Maybe even taller than yao ming.


----------



## croco (Feb 14, 2005)

I wonder if he grew/grows that much because of an illness, almost has to.


----------



## luther (Nov 2, 2007)

It's odd that people continue to get so excited about enormous players (relatively speaking--say, 7-2 or more).

*Great "giants":*
Yao Ming
Arvydas Sabonis
Ralph Sampson

*Good "giants":*
Gheorge Muresan
Rik Smits
Shawn Bradley

Off the top of my head, that's it. Then you get into Manute Bol territory. Then quickly into Pavel Podkolzine territory.


----------



## Krstic All-Star (Mar 9, 2005)

I'd also mention Mark Eaton, though only in the Good category


----------



## starvydas (Jul 16, 2002)

croco said:


> I wonder if he grew/grows that much because of an illness, almost has to.


What I was thinking too. Hopefully he doesnt have that "giant syndrome" (I dont know the scientific term) that Muresan had, otherwise his life will turn into a nightmare.


----------



## luther (Nov 2, 2007)

starvydas said:


> What I was thinking too. Hopefully he doesnt have that "giant syndrome" (I dont know the scientific term) that Muresan had, otherwise his life will turn into a nightmare.
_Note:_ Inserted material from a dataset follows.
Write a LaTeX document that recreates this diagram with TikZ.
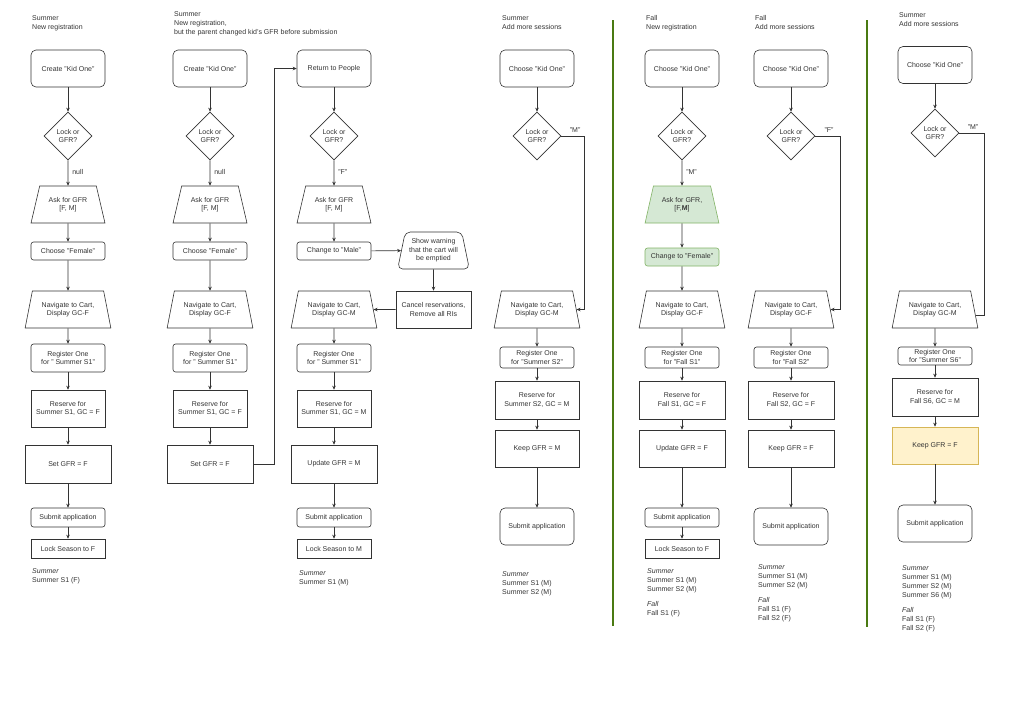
\documentclass[tikz,border=0pt]{standalone}
\usepackage{fontspec}
\setmainfont{Liberation Sans}
\usetikzlibrary{shapes.geometric,arrows.meta}
\definecolor{ln}{HTML}{333333}
\definecolor{gfill}{HTML}{D5E8D4}\definecolor{gdraw}{HTML}{82B366}
\definecolor{yfill}{HTML}{FFF2CC}\definecolor{ydraw}{HTML}{D6B656}
\definecolor{sep}{HTML}{4A7A12}
\begin{document}
\begin{tikzpicture}[x=1pt,y=-1pt,
  every node/.style={font=\fontsize{7}{8.5}\selectfont,align=center,inner sep=1pt,text=ln},
  base/.style={draw=ln,line width=0.6pt},
  rbox/.style={base,rectangle,rounded corners=5pt,minimum width=74pt,minimum height=37pt},
  sbox/.style={base,rectangle,rounded corners=2.5pt,minimum width=74pt},
  rect/.style={base,rectangle,minimum width=74pt,minimum height=37pt},
  wrect/.style={base,rectangle,minimum width=86pt,minimum height=37pt},
  dia/.style={base,diamond,minimum width=48pt,minimum height=48pt,inner sep=0pt},
  trap/.style={base,trapezium,trapezium left angle=70,trapezium right angle=70,trapezium stretches=true,minimum width=74pt,minimum height=37pt},
  wtrap/.style={base,trapezium,trapezium left angle=72,trapezium right angle=72,trapezium stretches=true,minimum width=86pt,minimum height=37pt},
  green/.style={fill=gfill,draw=gdraw},
  yel/.style={fill=yfill,draw=ydraw},
  arr/.style={draw=ln,line width=0.6pt,-{Stealth[length=4pt,width=3.5pt]}},
  lin/.style={draw=ln,line width=0.6pt},
  lab/.style={anchor=west},
  txt/.style={anchor=north west,align=left,font=\fontsize{7}{9}\selectfont}]
\useasboundingbox (0,0) rectangle (1024,724);
\draw[sep,line width=1.6pt] (613,20) -- (613,626);
\draw[sep,line width=1.6pt] (867,20) -- (867,627);

% ---------- column 1
\node[txt] (t1) at (31,14) {Summer\\New registration};
\node[rbox] (a1) at (68,68.5) {Create "Kid One"};
\node[dia] (b1) at (68,136) {Lock or\\GFR?};
\node[trap] (c1) at (68,204.5) {Ask for GFR\\{[F, M]}};
\node[sbox,minimum height=18pt] (d1) at (68,251) {Choose "Female"};
\node[wtrap] (e1) at (68,309.5) {Navigate to Cart,\\Display GC-F};
\node[sbox,minimum height=28pt] (f1) at (68,358) {Register One\\for " Summer S1"};
\node[rect] (g1) at (68,408.5) {Reserve for\\Summer S1, GC = F};
\node[wrect,minimum height=38pt] (h1) at (68,464) {Set GFR = F};
\node[sbox,minimum height=19pt] (i1) at (68,517.5) {Submit application};
\node[rect,minimum height=19pt] (j1) at (68,548.5) {Lock Season to F};
\node[txt] (s1) at (31,567) {\textit{Summer}\\Summer S1 (F)};
\draw[arr] (a1) -- (b1); \draw[arr] (b1) -- node[lab,pos=0.45,xshift=3pt]{null} (c1);
\draw[arr] (c1) -- (d1); \draw[arr] (d1) -- (e1); \draw[arr] (e1) -- (f1);
\draw[arr] (f1) -- (g1); \draw[arr] (g1) -- (h1); \draw[arr] (h1) -- (i1); \draw[arr] (i1) -- (j1);

% ---------- column 2
\node[txt] (t2) at (173,10) {Summer\\New registration,\\but the parent changed kid's GFR before submission};
\node[rbox] (a2) at (210,68.5) {Create "Kid One"};
\node[dia] (b2) at (210,136) {Lock or\\GFR?};
\node[trap] (c2) at (210,204.5) {Ask for GFR\\{[F, M]}};
\node[sbox,minimum height=18pt] (d2) at (210,251) {Choose "Female"};
\node[wtrap] (e2) at (210,309.5) {Navigate to Cart,\\Display GC-F};
\node[sbox,minimum height=28pt] (f2) at (210,358) {Register One\\for " Summer S1"};
\node[rect] (g2) at (210,408.5) {Reserve for\\Summer S1, GC = F};
\node[wrect,minimum height=38pt] (h2) at (210,464) {Set GFR = F};
\draw[arr] (a2) -- (b2); \draw[arr] (b2) -- node[lab,pos=0.45,xshift=3pt]{null} (c2);
\draw[arr] (c2) -- (d2); \draw[arr] (d2) -- (e2); \draw[arr] (e2) -- (f2);
\draw[arr] (f2) -- (g2); \draw[arr] (g2) -- (h2);

% ---------- column 3
\node[rbox] (a3) at (334,68.5) {Return to People};
\node[dia] (b3) at (334,136) {Lock or\\GFR?};
\node[trap] (c3) at (334,204.5) {Ask for GFR\\{[F, M]}};
\node[sbox,minimum height=18pt] (d3) at (334,251) {Change to "Male"};
\node[base,trapezium,trapezium left angle=75,trapezium right angle=75,trapezium stretches=true,rounded corners=5pt,minimum width=72pt,minimum height=37pt] (w3) at (433.5,250.5) {Show warning\\that the cart will\\be emptied};
\node[rect,minimum width=75pt] (x3) at (433.5,309.5) {Cancel reservations,\\Remove all RIs};
\node[wtrap] (e3) at (334,309.5) {Navigate to Cart,\\Display GC-M};
\node[sbox,minimum height=28pt] (f3) at (334,358) {Register One\\for " Summer S1"};
\node[rect] (g3) at (334,408.5) {Reserve for\\Summer S1, GC = M};
\node[wrect,minimum height=38pt] (h3) at (334,464) {Update GFR = M};
\node[sbox,minimum height=19pt] (i3) at (334,517.5) {Submit application};
\node[rect,minimum height=19pt] (j3) at (334,548.5) {Lock Season to M};
\node[txt] (s3) at (298,569) {\textit{Summer}\\Summer S1 (M)};
\draw[arr] (h2.east) -- ++(21,0) |- (a3.west);
\draw[arr] (a3) -- (b3); \draw[arr] (b3) -- node[lab,pos=0.45,xshift=3pt]{"F"} (c3);
\draw[arr] (c3) -- (d3); \draw[arr] (d3) -- (w3); \draw[arr] (w3) -- (x3); \draw[arr] (x3) -- (e3);
\draw[arr] (e3) -- (f3);
\draw[arr] (f3) -- (g3); \draw[arr] (g3) -- (h3); \draw[arr] (h3) -- (i3); \draw[arr] (i3) -- (j3);

% ---------- column 4
\node[txt] (t4) at (501,14) {Summer\\Add more sessions};
\node[rbox] (a4) at (537,68.5) {Choose "Kid One"};
\node[dia] (b4) at (537,136) {Lock or\\GFR?};
\node[wtrap] (e4) at (537,309.5) {Navigate to Cart,\\Display GC-M};
\node[sbox,minimum height=21pt] (f4) at (537,357.5) {Register One\\for "Summer S2"};
\node[wrect,minimum width=84pt,minimum height=38pt] (g4) at (537,400) {Reserve for\\Summer S2, GC = M};
\node[wrect,minimum width=84pt,minimum height=37pt] (h4) at (537,448.5) {Keep GFR = M};
\node[rbox] (i4) at (537,526.5) {Submit application};
\node[txt] (s4) at (501,570) {\textit{Summer}\\Summer S1 (M)\\Summer S2 (M)};
\draw[arr] (a4) -- (b4);
\draw[arr] (b4.east) -- node[above,pos=0.6,yshift=2pt]{"M"} ++(23,0) |- (e4.east);
\draw[arr] (e4) -- (f4); \draw[arr] (f4) -- (g4); \draw[arr] (g4) -- (h4); \draw[arr] (h4) -- (i4);

% ---------- column 5
\node[txt] (t5) at (645,14) {Fall\\New registration};
\node[rbox] (a5) at (682,68.5) {Choose "Kid One"};
\node[dia] (b5) at (682,136) {Lock or\\GFR?};
\node[trap,green] (c5) at (682,204.5) {Ask for GFR,\\{[F,\textbf{M}]}};
\node[sbox,green,minimum height=18pt] (d5) at (682,257) {Change to "Female"};
\node[wtrap] (e5) at (682,309.5) {Navigate to Cart,\\Display GC-F};
\node[sbox,minimum height=21pt] (f5) at (682,357.5) {Register One\\for "Fall S1"};
\node[wrect,minimum height=38pt] (g5) at (682,400) {Reserve for\\Fall S1, GC = F};
\node[wrect,minimum height=37pt] (h5) at (682,448.5) {Update GFR = F};
\node[sbox,minimum height=19pt] (i5) at (682,517.5) {Submit application};
\node[rect,minimum height=19pt] (j5) at (682,548.5) {Lock Season to F};
\node[txt] (s5) at (646,567) {\textit{Summer}\\Summer S1 (M)\\Summer S2 (M)\\[6pt]\textit{Fall}\\Fall S1 (F)};
\draw[arr] (a5) -- (b5); \draw[arr] (b5) -- node[lab,pos=0.45,xshift=3pt]{"M"} (c5);
\draw[arr] (c5) -- (d5); \draw[arr] (d5) -- (e5); \draw[arr] (e5) -- (f5);
\draw[arr] (f5) -- (g5); \draw[arr] (g5) -- (h5); \draw[arr] (h5) -- (i5); \draw[arr] (i5) -- (j5);

% ---------- column 6
\node[txt] (t6) at (754,14) {Fall\\Add more sessions};
\node[rbox] (a6) at (791,68.5) {Choose "Kid One"};
\node[dia] (b6) at (791,136) {Lock or\\GFR?};
\node[wtrap] (e6) at (791,309.5) {Navigate to Cart,\\Display GC-F};
\node[sbox,minimum height=21pt] (f6) at (791,357.5) {Register One\\for "Fall S2"};
\node[wrect,minimum height=38pt] (g6) at (791,400) {Reserve for\\Fall S2, GC = F};
\node[wrect,minimum height=37pt] (h6) at (791,448.5) {Keep GFR = F};
\node[rbox] (i6) at (791,526.5) {Submit application};
\node[txt] (s6) at (757,563) {\textit{Summer}\\Summer S1 (M)\\Summer S2 (M)\\[6pt]\textit{Fall}\\Fall S1 (F)\\Fall S2 (F)};
\draw[arr] (a6) -- (b6);
\draw[arr] (b6.east) -- node[above,pos=0.55,yshift=2pt]{"F"} ++(25,0) |- (e6.east);
\draw[arr] (e6) -- (f6); \draw[arr] (f6) -- (g6); \draw[arr] (g6) -- (h6); \draw[arr] (h6) -- (i6);

% ---------- column 7
\node[txt] (t7) at (898,11) {Summer\\Add more sessions};
\node[rbox] (a7) at (935,65) {Choose "Kid One"};
\node[dia] (b7) at (935,133) {Lock or\\GFR?};
\node[wtrap] (e7) at (935,309.5) {Navigate to Cart,\\Display GC-M};
\node[sbox,minimum height=18pt] (f7) at (935,356) {Register One\\for "Summer S6"};
\node[wrect,minimum height=38pt] (g7) at (935,397) {Reserve for\\Fall S6, GC = M};
\node[wrect,yel,minimum height=37pt] (h7) at (935,445.5) {Keep GFR = F};
\node[rbox] (i7) at (935,523.5) {Submit application};
\node[txt] (s7) at (901,564) {\textit{Summer}\\Summer S1 (M)\\Summer S2 (M)\\Summer S6 (M)\\[6pt]\textit{Fall}\\Fall S1 (F)\\Fall S2 (F)};
\draw[arr] (a7) -- (b7);
\draw[lin] (b7.east) -- node[above,pos=0.55,yshift=2pt]{"M"} ++(25,0) |- ([xshift=1.5pt,yshift=-6pt]e7.east);
\draw[arr] (e7) -- (f7); \draw[arr] (f7) -- (g7); \draw[arr] (g7) -- (h7); \draw[arr] (h7) -- (i7);
\end{tikzpicture}
\end{document}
Acromegaly. That is the same thing Pavel Podkolzine and Jaber Rouzbahani (7-5 Iranian) have.


----------



## HB (May 1, 2004)

7'4 at 16, wow. Wonder what his final height will be when he finally stops growing


----------



## Krstic All-Star (Mar 9, 2005)

I was just watching a piece on Andre the Giant on the Biography Channel - another man who had gigantism. He was lucky to live to 46, though his last few years were excruciating. He died at 7'4 and 530...


----------



## luther (Nov 2, 2007)

I've seen that. When they discussed his capacity for alcohol, it blew my mind.


----------



## Krstic All-Star (Mar 9, 2005)

His size... I wonder just how much he could lift, let alone drink...


----------



## luther (Nov 2, 2007)

I know they said he was actually not very strong once his back gave him trouble, near the end of his life. During the filming of The Princess Bride, he was unable to carry Cary Elwes on his back, or to lift Robin Wright (who had to weight, what, 110 pounds?).


----------



## Krstic All-Star (Mar 9, 2005)

His back and ankles were shot by that point. But before all that hit him, wow. Can you imagine him as an NFL center?


----------



## Porn Player (Apr 24, 2003)

He looke physically developed which is the biggest suprise to me. Great find KAS the kid obviously has enourmous potential. 

Still can't get over 7'4 at 16.. Wow


----------



## Krstic All-Star (Mar 9, 2005)

I'm always on giant watch


----------